The professor had last week in Johannesburg, South Africa, announced that he had dumped his green card in fulfilment of his pledge to do so should Donald Trump win the U.S. presidential election.
Only that some Nigerians questioned the claim in various social media posts (probably waiting for a video evidence).
Soyinka also had peeked the minds of his doubters while responding he’s neither a dramatist nor an entertainer.
”Our common sense is totally lost. I am embarrassed sometimes that I occupy the same nation space with some people.
“Where is the arrogance coming from? What right do they have to tell me that I have no right to take a decision in a particular way? I never took orders from (the late) Sani Abacha, why should I take orders from you? Let us have a little respect and spirit of tolerance. I can decide whether to use a garden shell or scissors for my green card. What is the business of any Nigerian to challenge me on my decision? Green card is even more important than human beings. Barbarians have taken over the country, using the anonymity of the Internet. They sit somewhere, writing about me, questioning the right of me to express myself.”<
“I am not an entertainer. Why should I entertain you on that? I am a dramatist. When I say I have done something, Ogun (the god of iron) is my guiding spirit on it. Maybe I should be exiting Nigeria and not the U.S. People that one dedicated one’s life of struggle to can be so slavish in mentality to query the right of their champions to freedom of expression.”

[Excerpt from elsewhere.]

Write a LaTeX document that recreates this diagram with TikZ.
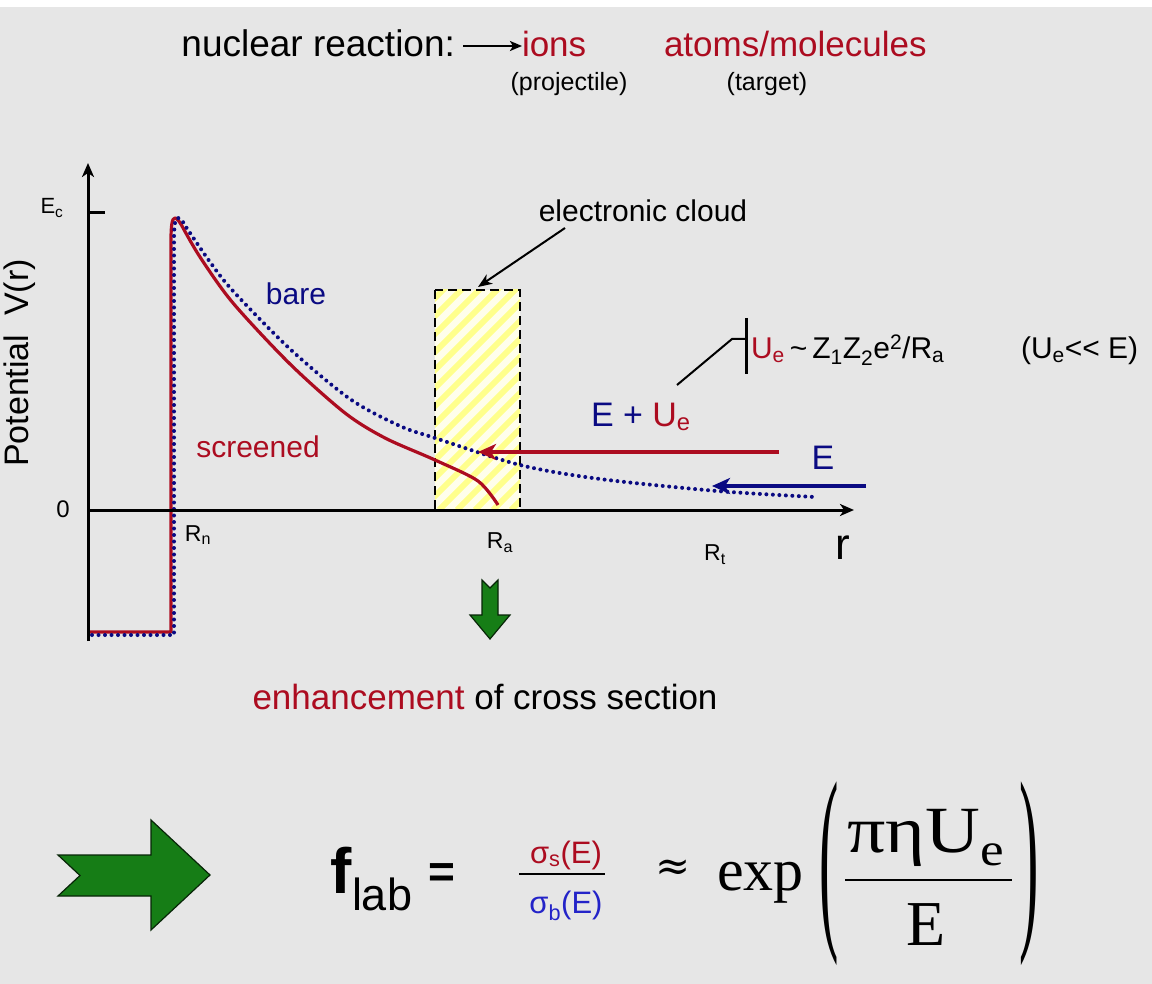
\documentclass[tikz,border=0pt]{standalone}
\usepackage{graphicx}
\usepackage{fontspec}
\setmainfont{Liberation Sans}
\newfontfamily\serifw{Liberation Serif}
\newfontfamily\serifx[FakeStretch=1.15]{Liberation Serif}
\newfontfamily\dejaserif{DejaVu Serif}
\usetikzlibrary{arrows.meta}
\definecolor{bgc}{RGB}{230,230,230}
\definecolor{myred}{RGB}{172,12,32}
\definecolor{myblue}{RGB}{10,10,130}
\definecolor{sigblue}{RGB}{35,35,200}
\definecolor{mygreen}{RGB}{22,125,22}
\definecolor{stripe}{RGB}{255,255,140}
\newcommand{\myfs}[1]{\fontsize{#1}{#1}\selectfont}
\begin{document}
\begin{tikzpicture}[x=1pt,y=-1pt,
  every node/.style={inner sep=0pt,outer sep=0pt},
  axisline/.style={line width=3pt,-{Stealth[length=14pt,width=12pt,inset=4pt]}},
  redcurve/.style={myred,line width=3.2pt,line join=round},
  bluecurve/.style={myblue,line width=4pt,line cap=round,dash pattern=on 0pt off 6.5pt},
  bigarrow/.style={line width=4pt,-{Stealth[length=18pt,width=16pt,inset=5pt]}},
  thinarrow/.style={line width=2pt,-{Stealth[length=14pt,width=11pt,inset=4pt]}},
  greenarrow/.style={fill=mygreen,draw=black!70!mygreen,line width=1.2pt,line join=miter}]
\useasboundingbox (0,0) rectangle (1152,984);
\fill[bgc] (0,0) rectangle (1152,984);
\fill[white] (0,0) rectangle (1152,7);

% title
\node[anchor=base east,font=\myfs{37}] (nr) at (455,57) {nuclear reaction:};
\node[anchor=base west,font=\myfs{35},text=myred] (ions) at (522,57) {ions};
\node[anchor=base west,font=\myfs{35},text=myred] (atoms) at (664,57) {atoms/molecules};
\node[font=\myfs{25}] (proj) at (569,84) {(projectile)};
\node[font=\myfs{25}] (targ) at (767,84) {(target)};
\coordinate (ta) at (463,46);
\draw[line width=2.5pt,-{Stealth[length=12pt,width=10pt,inset=3pt]}] (ta) -- (ta -| ions.west);

% electronic cloud box
\begin{scope}
\clip (435,290) rectangle (520,510);
\fill[white!92!yellow] (435,290) rectangle (520,510);
\foreach \i in {0,18,...,340}
  \draw[stripe,line width=6pt] (205+\i,510) -- ++(240,-240);
\end{scope}
\draw[line width=2.5pt,dash pattern=on 9pt off 5pt] (435,290) rectangle (520,510);
\node[font=\myfs{30}] (cloud) at (643,211) {electronic cloud};
\coordinate (cloudtip) at (478,287);
\draw[thinarrow] (565,228) -- (cloudtip);

% curves
\draw[redcurve] (90,632) -- (171,632) -- (171,240) .. controls (171,226) and (172,218) .. (175,218)
  .. controls (177,218) and (179,221) .. (182,226)
  -- plot[smooth] coordinates {(182,226) (200,257) (233,303) (290,364) (345,413) (385,438) (435,460) (478,481) (498,505)};
\draw[bluecurve] (92,635) -- (174,635) -- (174,240) .. controls (174,226) and (175,218) .. (178,218)
  .. controls (180,218) and (183,221) .. (186,227)
  -- plot[smooth] coordinates {(186,227) (210,262) (233,291) (290,349) (350,399) (400,426) (435,438) (520,465) (600,479) (717,491) (815,497)};

% axes
\coordinate (o) at (88,510);
\coordinate (ybot) at (88,641);
\coordinate (ytop) at (88,163);
\coordinate (xend) at (854,510);
\draw[axisline] (ybot) -- (ytop);
\draw[axisline] (o) -- (xend);
\draw[line width=3pt] (88,213) -- (105,213);

% axis labels
\node[font=\myfs{34},rotate=90] (pot) at (20,363) {Potential~~V(r)};
\node[font=\myfs{22}] (ec) at (52,208) {E\textsubscript{c}};
\node[font=\myfs{24}] (zero) at (63,509) {0};
\node[font=\myfs{23}] (rn) at (198,535) {R\textsubscript{n}};
\node[font=\myfs{23}] (ra) at (500,543) {R\textsubscript{a}};
\node[font=\myfs{23}] (rt) at (715,555) {R\textsubscript{t}};
\node[font=\myfs{44}] (r) at (843,548) {r};
\node[font=\myfs{30},text=myblue] (bare) at (296,294) {bare};
\node[font=\myfs{30},text=myred] (scr) at (258,447) {screened};

% energies
\coordinate (redstart) at (779,452);
\coordinate (redtip) at (478,452);
\draw[bigarrow,myred] (redstart) -- (redtip);
\coordinate (bluestart) at (866,486);
\coordinate (bluetip) at (712,486);
\draw[bigarrow,myblue] (bluestart) -- (bluetip);
\node[anchor=base west,font=\myfs{34}] (epu) at (591,426) {\textcolor{myblue}{E + }\textcolor{myred}{U\textsubscript{e}}};
\node[font=\myfs{34},text=myblue] (e) at (823,458) {E};

% Ue formula
\node[anchor=base west,font=\myfs{30}] (ue) at (751,359) {\textcolor{myred}{U\textsubscript{e}}\,\textasciitilde\,Z\textsubscript{1}Z\textsubscript{2}e\textsuperscript{2}/R\textsubscript{a}};
\node[anchor=base west,font=\myfs{30}] (uell) at (1021,359) {(U\textsubscript{e}<{}< E)};
\coordinate (bt) at (746,318);
\coordinate (bb) at (746,374);
\coordinate (lk) at (732,339);
\coordinate (lend) at (677,385);
\draw[line width=3pt] (bt) -- (bb);
\draw[line width=2pt] (lend) -- (lk) -- (lk -| bt);

% green down arrow
\draw[greenarrow] (482,580) -- (490,588) -- (498,580) -- (498,615) -- (510,615) -- (490,639) -- (470,615) -- (482,615) -- cycle;
\node[font=\myfs{35}] (enh) at (485,697) {\textcolor{myred}{enhancement} of cross section};

% big right arrow
\draw[greenarrow] (58,855) -- (151,855) -- (151,820) -- (210,875) -- (151,930) -- (151,896) -- (58,896) -- (80,875.5) -- cycle;

% formula
\node[anchor=base west,font=\bfseries\myfs{64}] (f) at (330,893) {f};
\node[anchor=base west,font=\myfs{45}] (lab) at (352,910) {lab};
\node[font=\bfseries\myfs{46}] (eq) at (442,876) {=};
\node[anchor=base,font=\myfs{31},text=myred] (num) at (566,863) {σ\textsubscript{s}(E)};
\node[anchor=base,font=\myfs{31},text=sigblue] (den) at (566,913) {σ\textsubscript{b}(E)};
\draw[line width=2.5pt] (519,874) -- (605,874);
\node[font=\dejaserif\myfs{42}] (approx) at (673,870) {≈};
\node[anchor=base west,font=\serifw\myfs{60}] (exp) at (717,890) {exp};
\node[font=\serifw\myfs{58}] (lp) at (829,874) {\scalebox{1}[3.5]{(}};
\node[font=\serifw\myfs{58}] (rp) at (1029,874) {\scalebox{1}[3.5]{)}};
\node[anchor=base,font=\serifx\myfs{66}] (fnum) at (926,852) {πηU\textsubscript{e}};
\node[anchor=base,font=\serifw\myfs{64}] (fden) at (926,945) {E};
\draw[line width=2.5pt] (845,880) -- (1012,880);
\end{tikzpicture}
\end{document}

“If I decide to leave the U.S., it is my personal decision and not that of the millipedes of the Internet. Why do Nigerians weep more than the bereaved? Trump is not really my business. He has been elected. He should do his work. There are born-again humans in all areas, why not in politics? Even the stock exchange reacted to Trump’s election. I also reacted in my own way. There is freedom of expression. We have far too many illiterates in this country.’’
The playwright, who said he might consider Wolexit 2-a word he coined on his planned exit of the U.S.- added that he would relocate the Soyinka Foundation outside Nigeria.
“It is a significant decision on my part in response to the stupid melodrama. Exit can take two forms; internal or external. I can stay put in my private Green Belt – the one I have named the Autonomous Republic of Ijegba,’’ Soyinka said.